[BEGIN STORED ROWS]

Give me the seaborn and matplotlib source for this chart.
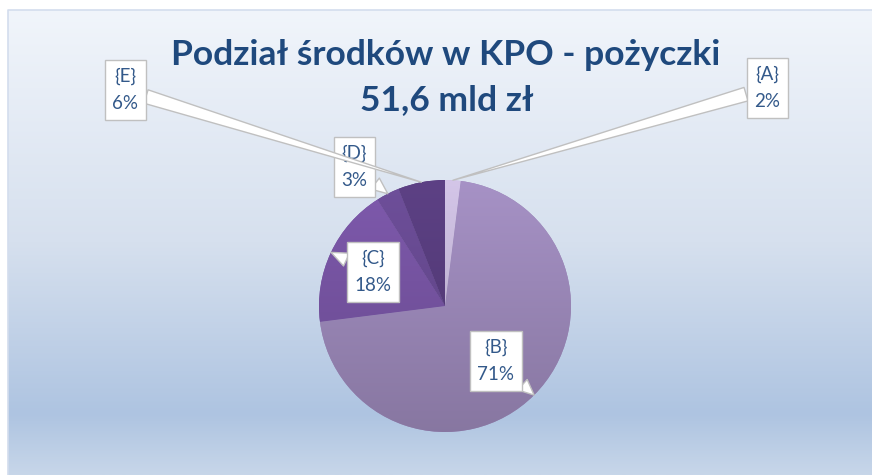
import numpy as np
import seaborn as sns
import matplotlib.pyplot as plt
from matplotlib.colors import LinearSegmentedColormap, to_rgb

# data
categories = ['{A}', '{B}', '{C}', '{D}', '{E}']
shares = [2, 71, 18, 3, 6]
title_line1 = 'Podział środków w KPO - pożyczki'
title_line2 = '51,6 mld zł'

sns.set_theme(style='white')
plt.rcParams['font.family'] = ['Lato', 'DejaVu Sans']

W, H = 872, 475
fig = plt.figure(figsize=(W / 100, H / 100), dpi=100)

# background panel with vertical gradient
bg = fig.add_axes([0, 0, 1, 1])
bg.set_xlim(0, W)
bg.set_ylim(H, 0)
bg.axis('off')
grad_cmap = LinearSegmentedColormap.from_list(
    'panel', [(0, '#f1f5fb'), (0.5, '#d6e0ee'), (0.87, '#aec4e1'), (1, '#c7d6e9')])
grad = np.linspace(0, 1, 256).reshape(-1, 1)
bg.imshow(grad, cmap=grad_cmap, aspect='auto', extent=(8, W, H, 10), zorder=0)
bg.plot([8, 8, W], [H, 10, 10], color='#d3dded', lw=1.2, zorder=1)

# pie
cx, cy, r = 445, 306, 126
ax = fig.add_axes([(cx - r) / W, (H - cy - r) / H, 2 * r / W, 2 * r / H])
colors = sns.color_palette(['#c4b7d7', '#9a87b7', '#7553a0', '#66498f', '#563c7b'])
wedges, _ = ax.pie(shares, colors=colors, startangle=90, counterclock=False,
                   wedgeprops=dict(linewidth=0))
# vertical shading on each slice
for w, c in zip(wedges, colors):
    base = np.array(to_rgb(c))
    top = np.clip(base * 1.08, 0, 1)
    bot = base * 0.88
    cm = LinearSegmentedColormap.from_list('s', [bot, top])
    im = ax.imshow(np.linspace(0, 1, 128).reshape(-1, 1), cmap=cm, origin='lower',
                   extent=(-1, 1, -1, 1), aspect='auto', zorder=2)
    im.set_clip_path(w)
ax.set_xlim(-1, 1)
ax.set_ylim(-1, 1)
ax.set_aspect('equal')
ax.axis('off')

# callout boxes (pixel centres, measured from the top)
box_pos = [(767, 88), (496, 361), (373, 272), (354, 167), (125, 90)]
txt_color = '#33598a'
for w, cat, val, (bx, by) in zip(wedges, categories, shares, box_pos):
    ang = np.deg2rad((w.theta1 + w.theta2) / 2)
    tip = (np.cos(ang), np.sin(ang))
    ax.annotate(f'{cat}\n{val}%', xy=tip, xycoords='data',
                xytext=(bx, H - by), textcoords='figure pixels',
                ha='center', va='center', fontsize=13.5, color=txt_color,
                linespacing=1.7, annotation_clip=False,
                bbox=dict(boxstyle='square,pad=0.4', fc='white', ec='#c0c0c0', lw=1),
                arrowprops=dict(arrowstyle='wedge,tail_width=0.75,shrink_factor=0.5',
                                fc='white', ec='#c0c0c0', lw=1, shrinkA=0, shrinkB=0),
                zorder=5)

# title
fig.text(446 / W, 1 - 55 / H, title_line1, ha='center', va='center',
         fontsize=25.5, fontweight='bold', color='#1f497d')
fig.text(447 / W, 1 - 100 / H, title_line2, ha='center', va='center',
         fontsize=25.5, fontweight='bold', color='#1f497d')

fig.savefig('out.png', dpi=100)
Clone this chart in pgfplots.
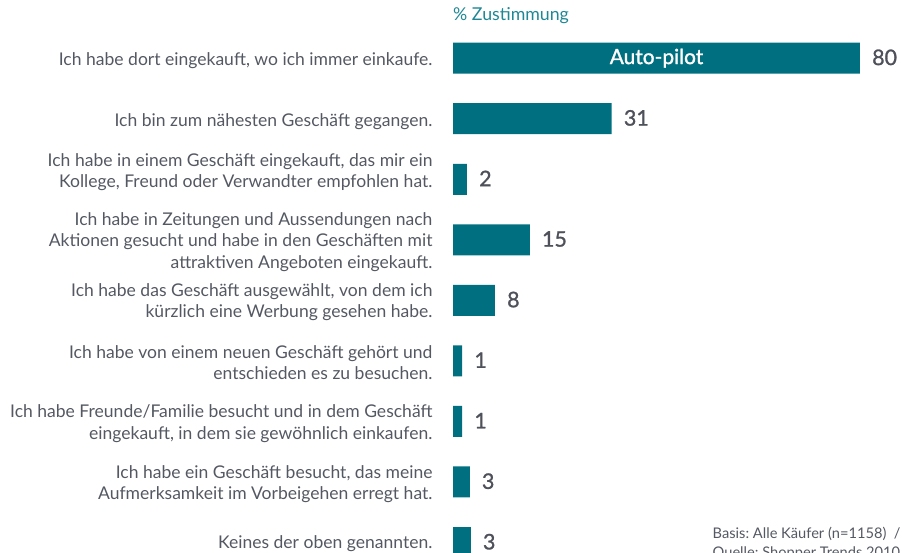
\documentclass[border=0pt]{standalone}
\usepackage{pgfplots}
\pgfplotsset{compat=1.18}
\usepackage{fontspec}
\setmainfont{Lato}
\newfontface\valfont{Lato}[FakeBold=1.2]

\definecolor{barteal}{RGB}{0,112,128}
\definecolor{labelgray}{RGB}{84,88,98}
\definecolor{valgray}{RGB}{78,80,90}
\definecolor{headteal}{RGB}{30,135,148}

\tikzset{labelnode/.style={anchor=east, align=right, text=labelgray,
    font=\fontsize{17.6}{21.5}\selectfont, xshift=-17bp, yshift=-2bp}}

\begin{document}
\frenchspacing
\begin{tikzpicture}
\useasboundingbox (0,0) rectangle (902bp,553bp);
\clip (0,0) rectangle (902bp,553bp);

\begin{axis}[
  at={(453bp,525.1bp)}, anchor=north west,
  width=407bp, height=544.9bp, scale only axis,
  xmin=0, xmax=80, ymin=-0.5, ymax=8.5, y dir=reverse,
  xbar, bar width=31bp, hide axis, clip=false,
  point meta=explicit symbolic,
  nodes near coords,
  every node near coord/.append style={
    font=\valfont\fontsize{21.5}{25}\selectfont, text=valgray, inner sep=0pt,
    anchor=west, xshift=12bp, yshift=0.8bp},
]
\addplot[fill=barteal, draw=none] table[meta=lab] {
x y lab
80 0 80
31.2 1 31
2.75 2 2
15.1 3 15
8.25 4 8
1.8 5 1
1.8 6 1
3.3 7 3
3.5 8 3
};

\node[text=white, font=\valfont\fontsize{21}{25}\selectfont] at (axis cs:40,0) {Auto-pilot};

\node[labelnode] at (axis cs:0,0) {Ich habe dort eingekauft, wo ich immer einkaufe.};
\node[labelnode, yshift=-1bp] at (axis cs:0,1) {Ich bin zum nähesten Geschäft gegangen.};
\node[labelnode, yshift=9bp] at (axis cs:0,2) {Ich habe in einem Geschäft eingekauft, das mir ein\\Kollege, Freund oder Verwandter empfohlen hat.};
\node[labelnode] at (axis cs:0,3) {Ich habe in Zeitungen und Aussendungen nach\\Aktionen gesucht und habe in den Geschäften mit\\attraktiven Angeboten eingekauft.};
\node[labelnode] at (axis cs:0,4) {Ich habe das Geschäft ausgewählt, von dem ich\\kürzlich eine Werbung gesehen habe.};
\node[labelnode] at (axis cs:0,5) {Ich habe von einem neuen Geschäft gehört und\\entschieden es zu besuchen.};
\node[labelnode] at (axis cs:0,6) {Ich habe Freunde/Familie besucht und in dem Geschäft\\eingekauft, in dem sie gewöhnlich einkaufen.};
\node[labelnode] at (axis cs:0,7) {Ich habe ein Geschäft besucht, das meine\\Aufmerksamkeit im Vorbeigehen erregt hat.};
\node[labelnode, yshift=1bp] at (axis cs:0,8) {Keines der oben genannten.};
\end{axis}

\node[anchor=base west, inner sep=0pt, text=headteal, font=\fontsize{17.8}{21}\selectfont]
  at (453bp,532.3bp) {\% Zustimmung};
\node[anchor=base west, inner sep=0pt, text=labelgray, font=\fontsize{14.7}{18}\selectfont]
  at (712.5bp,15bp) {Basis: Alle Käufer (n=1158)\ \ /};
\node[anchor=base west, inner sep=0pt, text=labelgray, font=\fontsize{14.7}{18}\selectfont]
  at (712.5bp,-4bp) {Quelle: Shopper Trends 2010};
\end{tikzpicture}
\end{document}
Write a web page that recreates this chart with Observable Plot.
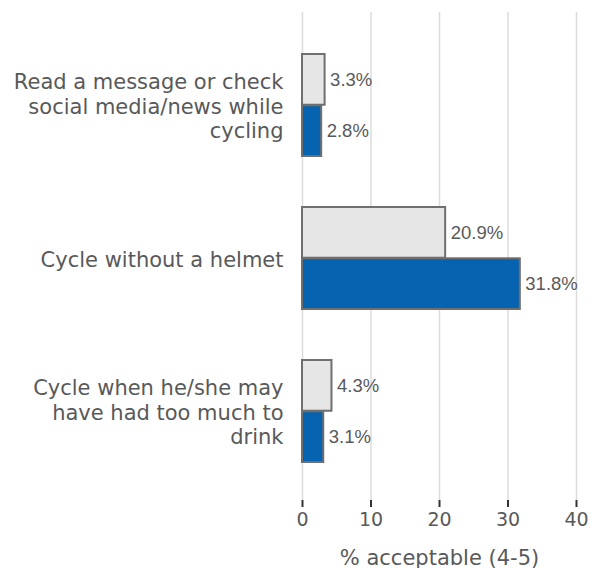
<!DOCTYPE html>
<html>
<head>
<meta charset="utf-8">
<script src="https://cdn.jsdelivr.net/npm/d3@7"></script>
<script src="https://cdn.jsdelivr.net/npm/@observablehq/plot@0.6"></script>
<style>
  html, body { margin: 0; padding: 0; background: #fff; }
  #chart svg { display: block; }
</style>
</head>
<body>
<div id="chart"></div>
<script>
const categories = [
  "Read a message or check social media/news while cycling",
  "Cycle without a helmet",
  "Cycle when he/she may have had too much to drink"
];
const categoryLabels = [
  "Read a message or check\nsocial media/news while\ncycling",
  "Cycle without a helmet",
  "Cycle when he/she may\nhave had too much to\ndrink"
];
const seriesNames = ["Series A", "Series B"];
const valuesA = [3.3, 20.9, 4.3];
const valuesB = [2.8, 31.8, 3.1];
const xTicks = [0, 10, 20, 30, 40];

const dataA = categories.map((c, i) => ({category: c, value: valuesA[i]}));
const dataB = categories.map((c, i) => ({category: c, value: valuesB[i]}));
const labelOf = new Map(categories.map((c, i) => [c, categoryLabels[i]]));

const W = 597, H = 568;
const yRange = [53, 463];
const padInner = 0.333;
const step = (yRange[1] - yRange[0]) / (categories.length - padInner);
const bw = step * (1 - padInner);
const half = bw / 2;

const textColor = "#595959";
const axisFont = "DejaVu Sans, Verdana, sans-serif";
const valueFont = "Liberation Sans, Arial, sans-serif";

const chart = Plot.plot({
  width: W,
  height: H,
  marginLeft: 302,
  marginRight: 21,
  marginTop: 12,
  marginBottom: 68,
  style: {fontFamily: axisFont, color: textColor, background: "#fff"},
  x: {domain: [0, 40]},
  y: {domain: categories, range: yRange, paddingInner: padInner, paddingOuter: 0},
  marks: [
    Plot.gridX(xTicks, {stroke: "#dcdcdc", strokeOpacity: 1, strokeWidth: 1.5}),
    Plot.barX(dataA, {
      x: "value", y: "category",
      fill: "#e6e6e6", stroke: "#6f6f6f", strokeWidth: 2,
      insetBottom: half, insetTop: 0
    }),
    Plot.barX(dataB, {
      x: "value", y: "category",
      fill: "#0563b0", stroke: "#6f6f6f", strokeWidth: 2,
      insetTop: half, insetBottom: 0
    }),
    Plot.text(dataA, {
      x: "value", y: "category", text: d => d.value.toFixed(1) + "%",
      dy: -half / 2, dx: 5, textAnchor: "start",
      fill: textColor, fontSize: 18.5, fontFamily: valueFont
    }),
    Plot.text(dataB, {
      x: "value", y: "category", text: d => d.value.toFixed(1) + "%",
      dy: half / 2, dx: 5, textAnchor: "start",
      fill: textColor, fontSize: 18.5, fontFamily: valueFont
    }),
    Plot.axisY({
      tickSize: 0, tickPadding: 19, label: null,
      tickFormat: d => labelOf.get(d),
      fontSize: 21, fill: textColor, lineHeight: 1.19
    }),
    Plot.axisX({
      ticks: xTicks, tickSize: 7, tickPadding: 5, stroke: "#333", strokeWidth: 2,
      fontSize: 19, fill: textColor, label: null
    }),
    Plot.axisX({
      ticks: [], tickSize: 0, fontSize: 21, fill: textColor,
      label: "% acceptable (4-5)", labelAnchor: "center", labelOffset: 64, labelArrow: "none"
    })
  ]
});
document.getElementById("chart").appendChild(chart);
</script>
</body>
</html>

[END STORED ROWS]

**SHORT EXERCISE:**
Return only the lines from the start of the data through the line that contains "from matplotlib.colors import", please, copying them exactly and omitting all pictures.

**WRITTEN ANSWER:**
Give me the seaborn and matplotlib source for this chart.
import numpy as np
import seaborn as sns
import matplotlib.pyplot as plt
from matplotlib.colors import LinearSegmentedColormap, to_rgb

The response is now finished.